One must ask ones self
If they're promising all this now, why haven't they done it for the last 7 years?
The Conservatives have pledged to introduce a digital charter in the party's manifesto today, which also rehashes a number of familiar-sounding ideas about “digital by default” government and backs the failing identity authentication platform Verify. Under the section entitled “Prosperity and security in a digital age”, the …
One has to surmise that the only way Government will do anything it is elected on is to have elections once a year or pass a law that promises must be fulfilled with reasonable exceptions.
I also see that Chancellor May is also not to be outdone by a previous PM known as the milk snatcher by taking away primary school kids lunches harming the lowest in society who already have to use food banks even while working.
I was a recipient of free milk too, and loved it! Never had any problems with milk being off, and I always volunteered to deal with any extras left over, sometimes consuming thee or four bottles of the stuff. Just about the only happy memories I have of school, outside of science lessons.
In Australia, in summer, the free milk was dreaded. It sat all morning non-refrigerated. Consumption was mandatory except for two kids who only drank goats milk.
Invariably there were calls for the 'bucket of sand'....to cover the { barf }
Probably why I only like my milk ICE cold.
My missus was the recipient of free milk in schools and said they dreaded it as there was no refrigeration in the school and so the milk was always warm and just about going off.
Never had that problem. The delivery bloke left the crates stacked up against the north wall, permanently in the shade and where the gentle breeze wafting off the North Sea kept it at a perfect drinking temperature.
Because one must realise that one is about to experience a General Election and in the run up to said election criminals politicians tend to forget their promises, where they left the microphone and occasionally where they left their trousers.
As for the "right to be forgotten", didn't the Tories already do that to the rest of the UK that isn't a part of the Home Counties?
Not just Rupe...that nice Mr Hislop will be rather chuffed at not having to pay the other sides costs on the rare occasions that Private Eye wins. In fact most of the press will like that one, even the non-Tory bits.
Not that that would have been a calculation...
"Local government will also be expected to publish data in open formats, anonymised and aggregated where necessary."
The other day, I was unlucky enough to download a copy of the minutes of a local council meeting in PDF. In the expenses section, was the clerk and deputy clerk's monthly salary, nicely blacked out. Which of course rendered it impossible to read. Until I tried highlighting it and copy pasting into a text document.

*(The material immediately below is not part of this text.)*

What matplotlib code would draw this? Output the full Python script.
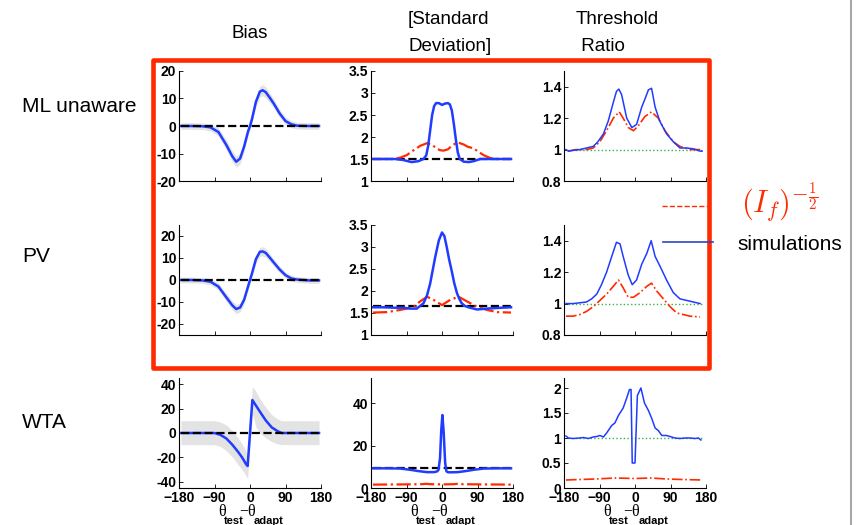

Trivial example, but the point being, I don't trust their ability to protect their own data, let alone other people's.
How they going to do that, given May and her predecessor Home Secretaries have provided over such a massive and ongoing theft of voters data already.
Or the DPA, whose quality is so s**t that an FOIA request to explain how s**t it is would "Endanger Brexit negotiations."
British readers. Go tactical. If you like your MP, vote for them. If you don't, find out who was the runner up party last time and vote for their candidate. Remember you can vote for nobody, but you'd better not start bi**hing about their policies afterward.
There's also a mention in the manifesto of requiring ID to vote.
Bearing in mind there is the poorest people don't have driving licenses and many do not have passports - what is this ID going to be?
Am I being paranoid in thinking the Home Office has disinterred an ID card 'consultation' document from the same crypt where they keep former Home Secretaries and is bringing it lurching back to life?
Or is it a good old American-style disenfranchisement exercise where you make it practically impossible for the wrong sort of people to vote?
See also:
-Ending automatic registration of students in university halls
-Ending automatic registration of children coming of age in the run up to an election
-Ending the ability to register a whole household in a single form
All of these things, like the voter ID proposals, disproportionately impact people who don't vote tory. Make of that what you will.
"Bearing in mind there is the poorest people don't have driving licenses and many do not have passports - what is this ID going to be?"
It will be pretty much identical to the Northern Ireland system, I expect - that system has been running smoothly for a couple of decades now. Simply put, people without a Passport or a driving licence can apply for an a electoral identity card. People in that situation would apply for the card when they first register to vote.
The government's secret public consultation on encryption ends tomorrow. You still have time to tell the Home Office where to stick its keys:
https://www.openrightsgroup.org/press/releases/2017/secret-consultations-have-no-place-in-open-government
You can mail the Home Office consultation at:
investigatorypowers@homeoffice.gsi.gov.uk.
(They'd really rather you didn't - especially if you know more about encryption than the Home Secretary*)
* You know more about encryption than the Home Secretary.